───── Exercise input ─────
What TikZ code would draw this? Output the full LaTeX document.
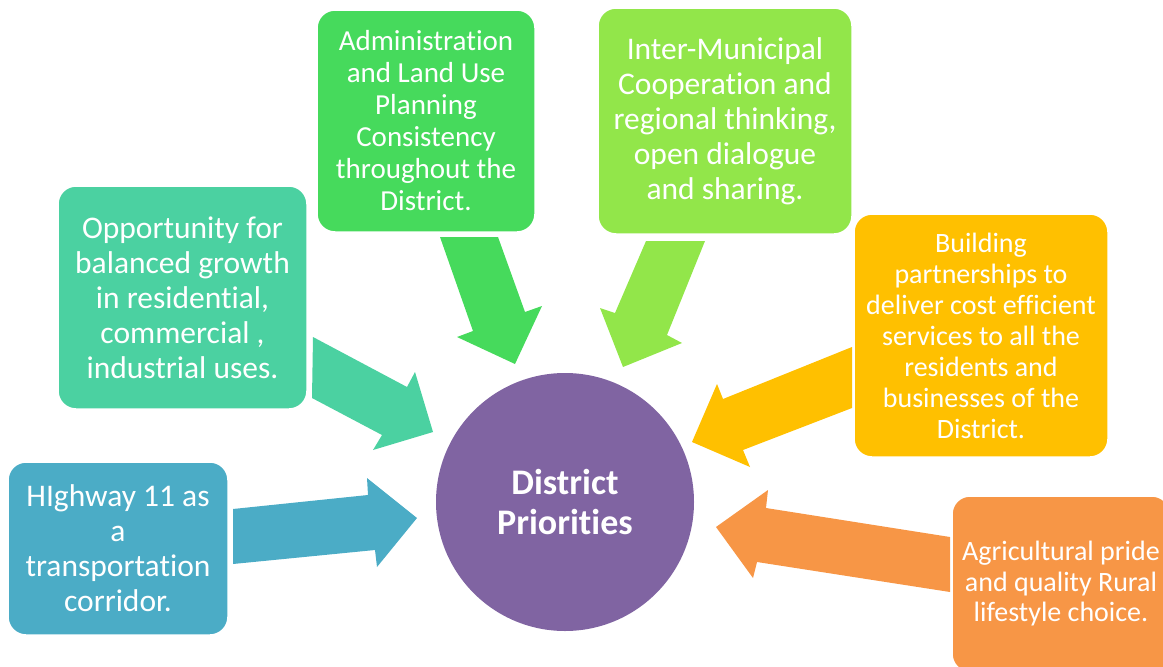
\documentclass[tikz,border=0pt]{standalone}
\usepackage{fontspec}
\setmainfont{Carlito}[Ligatures=NoCommon]
\definecolor{cblue}{HTML}{4BACC6}
\definecolor{cteal}{HTML}{4BD1A1}
\definecolor{cgreen}{HTML}{46DA5C}
\definecolor{clgreen}{HTML}{92E64A}
\definecolor{cyellow}{HTML}{FFC000}
\definecolor{corange}{HTML}{F79646}
\definecolor{cpurple}{HTML}{8064A2}
\tikzset{
  boxnode/.style={rectangle, rounded corners=18pt, draw=white, line width=1.5pt, inner sep=0pt, align=center, text=white},
  bigtext/.style={font=\fontsize{31.5}{35}\selectfont},
  midtext/.style={font=\fontsize{28}{31}\selectfont},
  blockarrow/.style={draw=none}
}
\begin{document}
\begin{tikzpicture}[x=1pt,y=-1pt]
\useasboundingbox (0,0) rectangle (1163,667);
\clip (0,0) rectangle (1163,667);
% block arrows
\fill[cblue] (233,509) -- (368,495) -- (367,478) -- (417,518) -- (377,567) -- (375,550) -- (233,564) -- cycle;
\fill[cteal] (313,337) -- (407,387) -- (415,372) -- (433,432) -- (373,450) -- (382,435) -- (312,398) -- cycle;
\fill[cgreen] (440,237) -- (498,237) -- (525,312) -- (542,306) -- (515,364) -- (457,337) -- (473,331) -- cycle;
\fill[clgreen] (646,241) -- (705,241) -- (667,335) -- (682,343) -- (623,367) -- (600,308) -- (615,313) -- cycle;
\fill[cyellow] (852,347) -- (852,408) -- (743,450) -- (750,467) -- (692,442) -- (717,384) -- (723,399) -- cycle;
\fill[corange] (950,537) -- (950,592) -- (757,562) -- (753,578) -- (716,527) -- (768,490) -- (766,508) -- cycle;
% boxes
\node[boxnode, bigtext, fill=cblue, minimum width=220pt, minimum height=173pt] (hwy) at (118,548.5)
  {HIghway 11 as\\a\\transportation\\corridor.};
\node[boxnode, bigtext, fill=cteal, minimum width=249pt, minimum height=223pt] (opp) at (182.5,297.5)
  {Opportunity for\\balanced growth\\in residential,\\commercial ,\\industrial uses.};
\node[boxnode, fill=cgreen, font=\fontsize{29}{32}\selectfont, minimum width=218pt, minimum height=222pt] (adm) at (426,121)
  {Administration\\and Land Use\\Planning\\Consistency\\throughout the\\District.};
\node[boxnode, bigtext, fill=clgreen, minimum width=254pt, minimum height=226pt] (imc) at (725,121)
  {Inter-Municipal\\Cooperation and\\regional thinking,\\open dialogue\\and sharing.};
\node[boxnode, midtext, fill=cyellow, minimum width=254pt, minimum height=243pt] (bld) at (981,335.5)
  {Building\\partnerships to\\deliver cost efficient\\services to all the\\residents and\\businesses of the\\District.};
\node[boxnode, font=\fontsize{28}{30.5}\selectfont, fill=corange, minimum width=218pt, minimum height=176pt] (agr) at (1061,584)
  {Agricultural pride\\and quality Rural\\lifestyle choice.};
% centre
\node[circle, fill=cpurple, minimum size=258pt, inner sep=0pt, align=center, text=white, font=\fontsize{36}{40}\selectfont\bfseries] (dp) at (565,502)
  {District\\Priorities};
\end{tikzpicture}
\end{document}
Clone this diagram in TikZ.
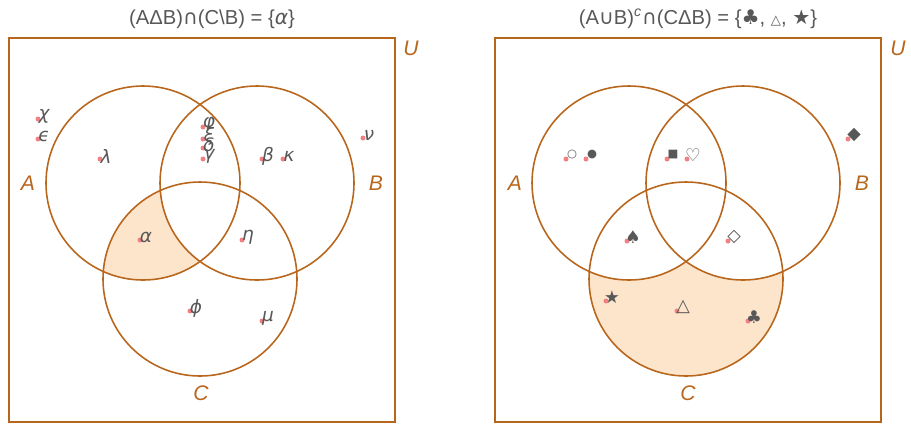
\documentclass[tikz,border=0pt]{standalone}
\usepackage{fontspec}
\setmainfont{Liberation Sans}
\newfontfamily\symfont{DejaVu Sans}
\usetikzlibrary{positioning}
\definecolor{VennLine}{RGB}{184,102,28}
\definecolor{VennFill}{RGB}{253,229,204}
\definecolor{DotColor}{RGB}{242,128,130}
\definecolor{TextGray}{RGB}{88,88,88}

\begin{document}
\begin{tikzpicture}[
  x=0.02cm, y=-0.02cm,
  setline/.style={draw=VennLine, line width=0.9pt},
  frame/.style={draw=VennLine, line width=1.1pt},
  setname/.style={text=VennLine, font=\fontsize{12}{12}\selectfont\itshape, inner sep=0pt},
  title/.style={text=TextGray, font=\fontsize{11.5}{13}\selectfont, inner sep=0pt},
  elem/.style={text=TextGray, font=\symfont\fontsize{10.5}{10.5}\selectfont\itshape, inner sep=0pt},
  sym/.style={text=TextGray, font=\symfont\fontsize{10}{10}\selectfont, inner sep=0pt},
  small sym/.style={sym, font=\symfont\fontsize{6.5}{6.5}\selectfont},
  dot/.style={fill=DotColor}
]
\useasboundingbox (0,0) rectangle (911,424);

% ================ left: (A delta B) cap (C \ B) ================
\begin{scope}
  \begin{scope}
    \clip (143,183) circle (97);
    \clip (200,279) circle (97);
    \fill[VennFill] (0,0) rectangle (400,424);
    \fill[white] (257,183) circle (97);
  \end{scope}
  \draw[frame] (9,38) rectangle (395,422);
  \draw[setline] (143,183) circle (97);
  \draw[setline] (257,183) circle (97);
  \draw[setline] (200,279) circle (97);

  \node[setname] (lA) at (28,183) {A};
  \node[setname] (lB) at (376,183) {B};
  \node[setname] (lC) at (201,393) {C};
  \node[setname] (lU) at (411,48) {U};
  \node[title] (lTitle) at (212,19)
    {(AΔB){\symfont∩}(C\textbackslash B) = \{{\symfont\itshape α}\}};

  \foreach \n/\x/\y/\t in {chi/38/119/χ, eps/38/139/ϵ, lam/100/159/λ,
      phiA/203/127/φ, xi/203/139/ξ, del/203/148/δ, gam/203/159/γ,
      beta/262/159/β, kap/283/159/κ, nu/363/138/ν, alp/140/240/α,
      eta/242/240/η, phiB/190/311/ϕ, mu/262/321/μ} {
    \fill[dot] (\x,\y) circle (2.5);
    \node[elem] (l-\n) at (\x+6,\y-3) {\t};
  }
\end{scope}

% ================ right: (A cup B)^c cap (C delta B) ================
\begin{scope}[shift={(486,0)}]
  \begin{scope}
    \clip (200,279) circle (97);
    \fill[VennFill] (0,0) rectangle (400,424);
    \fill[white] (143,183) circle (97);
    \fill[white] (257,183) circle (97);
  \end{scope}
  \draw[frame] (9,38) rectangle (395,422);
  \draw[setline] (143,183) circle (97);
  \draw[setline] (257,183) circle (97);
  \draw[setline] (200,279) circle (97);

  \node[setname] (rA) at (29,183) {A};
  \node[setname] (rB) at (376,183) {B};
  \node[setname] (rC) at (202,393) {C};
  \node[setname] (rU) at (412,48) {U};
  \node[title] (rTitle) at (212,19)
    {(A{\symfont∪}B)\textsuperscript{\itshape c}{\symfont∩}(CΔB) = \{{\symfont♣}, {\symfont\fontsize{7.5}{7.5}\selectfont△}, {\symfont★}\}};

  \foreach \n/\x/\y/\t in {heart/201/159/♡, spade/141/241/♠, wdiam/242/241/◇,
      star/120/301/★, tri/191/311/△, club/262/321/♣, bdiam/362/139/◆} {
    \fill[dot] (\x,\y) circle (2.5);
    \node[sym] (r-\n) at (\x+6,\y-4) {\t};
  }
  \foreach \n/\x/\y/\t in {wcirc/80/159/○, bcirc/100/159/●, sq/181/159/■} {
    \fill[dot] (\x,\y) circle (2.5);
    \node[small sym] (r-\n) at (\x+6,\y-4) {\t};
  }
\end{scope}
\end{tikzpicture}
\end{document}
─────
Print the records word for word and exclude any picture they hold.

What TikZ code would draw this? Output the full LaTeX document.
\documentclass[tikz,border=0pt]{standalone}
\usepackage{fontspec}
\setmainfont{Carlito}[Ligatures=NoCommon]
\definecolor{cblue}{HTML}{4BACC6}
\definecolor{cteal}{HTML}{4BD1A1}
\definecolor{cgreen}{HTML}{46DA5C}
\definecolor{clgreen}{HTML}{92E64A}
\definecolor{cyellow}{HTML}{FFC000}
\definecolor{corange}{HTML}{F79646}
\definecolor{cpurple}{HTML}{8064A2}
\tikzset{
  boxnode/.style={rectangle, rounded corners=18pt, draw=white, line width=1.5pt, inner sep=0pt, align=center, text=white},
  bigtext/.style={font=\fontsize{31.5}{35}\selectfont},
  midtext/.style={font=\fontsize{28}{31}\selectfont},
  blockarrow/.style={draw=none}
}
\begin{document}
\begin{tikzpicture}[x=1pt,y=-1pt]
\useasboundingbox (0,0) rectangle (1163,667);
\clip (0,0) rectangle (1163,667);
% block arrows
\fill[cblue] (233,509) -- (368,495) -- (367,478) -- (417,518) -- (377,567) -- (375,550) -- (233,564) -- cycle;
\fill[cteal] (313,337) -- (407,387) -- (415,372) -- (433,432) -- (373,450) -- (382,435) -- (312,398) -- cycle;
\fill[cgreen] (440,237) -- (498,237) -- (525,312) -- (542,306) -- (515,364) -- (457,337) -- (473,331) -- cycle;
\fill[clgreen] (646,241) -- (705,241) -- (667,335) -- (682,343) -- (623,367) -- (600,308) -- (615,313) -- cycle;
\fill[cyellow] (852,347) -- (852,408) -- (743,450) -- (750,467) -- (692,442) -- (717,384) -- (723,399) -- cycle;
\fill[corange] (950,537) -- (950,592) -- (757,562) -- (753,578) -- (716,527) -- (768,490) -- (766,508) -- cycle;
% boxes
\node[boxnode, bigtext, fill=cblue, minimum width=220pt, minimum height=173pt] (hwy) at (118,548.5)
  {HIghway 11 as\\a\\transportation\\corridor.};
\node[boxnode, bigtext, fill=cteal, minimum width=249pt, minimum height=223pt] (opp) at (182.5,297.5)
  {Opportunity for\\balanced growth\\in residential,\\commercial ,\\industrial uses.};
\node[boxnode, fill=cgreen, font=\fontsize{29}{32}\selectfont, minimum width=218pt, minimum height=222pt] (adm) at (426,121)
  {Administration\\and Land Use\\Planning\\Consistency\\throughout the\\District.};
\node[boxnode, bigtext, fill=clgreen, minimum width=254pt, minimum height=226pt] (imc) at (725,121)
  {Inter-Municipal\\Cooperation and\\regional thinking,\\open dialogue\\and sharing.};
\node[boxnode, midtext, fill=cyellow, minimum width=254pt, minimum height=243pt] (bld) at (981,335.5)
  {Building\\partnerships to\\deliver cost efficient\\services to all the\\residents and\\businesses of the\\District.};
\node[boxnode, font=\fontsize{28}{30.5}\selectfont, fill=corange, minimum width=218pt, minimum height=176pt] (agr) at (1061,584)
  {Agricultural pride\\and quality Rural\\lifestyle choice.};
% centre
\node[circle, fill=cpurple, minimum size=258pt, inner sep=0pt, align=center, text=white, font=\fontsize{36}{40}\selectfont\bfseries] (dp) at (565,502)
  {District\\Priorities};
\end{tikzpicture}
\end{document}
Clone this diagram in TikZ.
\documentclass[tikz,border=0pt]{standalone}
\usepackage{fontspec}
\setmainfont{Liberation Sans}
\newfontfamily\symfont{DejaVu Sans}
\usetikzlibrary{positioning}
\definecolor{VennLine}{RGB}{184,102,28}
\definecolor{VennFill}{RGB}{253,229,204}
\definecolor{DotColor}{RGB}{242,128,130}
\definecolor{TextGray}{RGB}{88,88,88}

\begin{document}
\begin{tikzpicture}[
  x=0.02cm, y=-0.02cm,
  setline/.style={draw=VennLine, line width=0.9pt},
  frame/.style={draw=VennLine, line width=1.1pt},
  setname/.style={text=VennLine, font=\fontsize{12}{12}\selectfont\itshape, inner sep=0pt},
  title/.style={text=TextGray, font=\fontsize{11.5}{13}\selectfont, inner sep=0pt},
  elem/.style={text=TextGray, font=\symfont\fontsize{10.5}{10.5}\selectfont\itshape, inner sep=0pt},
  sym/.style={text=TextGray, font=\symfont\fontsize{10}{10}\selectfont, inner sep=0pt},
  small sym/.style={sym, font=\symfont\fontsize{6.5}{6.5}\selectfont},
  dot/.style={fill=DotColor}
]
\useasboundingbox (0,0) rectangle (911,424);

% ================ left: (A delta B) cap (C \ B) ================
\begin{scope}
  \begin{scope}
    \clip (143,183) circle (97);
    \clip (200,279) circle (97);
    \fill[VennFill] (0,0) rectangle (400,424);
    \fill[white] (257,183) circle (97);
  \end{scope}
  \draw[frame] (9,38) rectangle (395,422);
  \draw[setline] (143,183) circle (97);
  \draw[setline] (257,183) circle (97);
  \draw[setline] (200,279) circle (97);

  \node[setname] (lA) at (28,183) {A};
  \node[setname] (lB) at (376,183) {B};
  \node[setname] (lC) at (201,393) {C};
  \node[setname] (lU) at (411,48) {U};
  \node[title] (lTitle) at (212,19)
    {(AΔB){\symfont∩}(C\textbackslash B) = \{{\symfont\itshape α}\}};

  \foreach \n/\x/\y/\t in {chi/38/119/χ, eps/38/139/ϵ, lam/100/159/λ,
      phiA/203/127/φ, xi/203/139/ξ, del/203/148/δ, gam/203/159/γ,
      beta/262/159/β, kap/283/159/κ, nu/363/138/ν, alp/140/240/α,
      eta/242/240/η, phiB/190/311/ϕ, mu/262/321/μ} {
    \fill[dot] (\x,\y) circle (2.5);
    \node[elem] (l-\n) at (\x+6,\y-3) {\t};
  }
\end{scope}

% ================ right: (A cup B)^c cap (C delta B) ================
\begin{scope}[shift={(486,0)}]
  \begin{scope}
    \clip (200,279) circle (97);
    \fill[VennFill] (0,0) rectangle (400,424);
    \fill[white] (143,183) circle (97);
    \fill[white] (257,183) circle (97);
  \end{scope}
  \draw[frame] (9,38) rectangle (395,422);
  \draw[setline] (143,183) circle (97);
  \draw[setline] (257,183) circle (97);
  \draw[setline] (200,279) circle (97);

  \node[setname] (rA) at (29,183) {A};
  \node[setname] (rB) at (376,183) {B};
  \node[setname] (rC) at (202,393) {C};
  \node[setname] (rU) at (412,48) {U};
  \node[title] (rTitle) at (212,19)
    {(A{\symfont∪}B)\textsuperscript{\itshape c}{\symfont∩}(CΔB) = \{{\symfont♣}, {\symfont\fontsize{7.5}{7.5}\selectfont△}, {\symfont★}\}};

  \foreach \n/\x/\y/\t in {heart/201/159/♡, spade/141/241/♠, wdiam/242/241/◇,
      star/120/301/★, tri/191/311/△, club/262/321/♣, bdiam/362/139/◆} {
    \fill[dot] (\x,\y) circle (2.5);
    \node[sym] (r-\n) at (\x+6,\y-4) {\t};
  }
  \foreach \n/\x/\y/\t in {wcirc/80/159/○, bcirc/100/159/●, sq/181/159/■} {
    \fill[dot] (\x,\y) circle (2.5);
    \node[small sym] (r-\n) at (\x+6,\y-4) {\t};
  }
\end{scope}
\end{tikzpicture}
\end{document}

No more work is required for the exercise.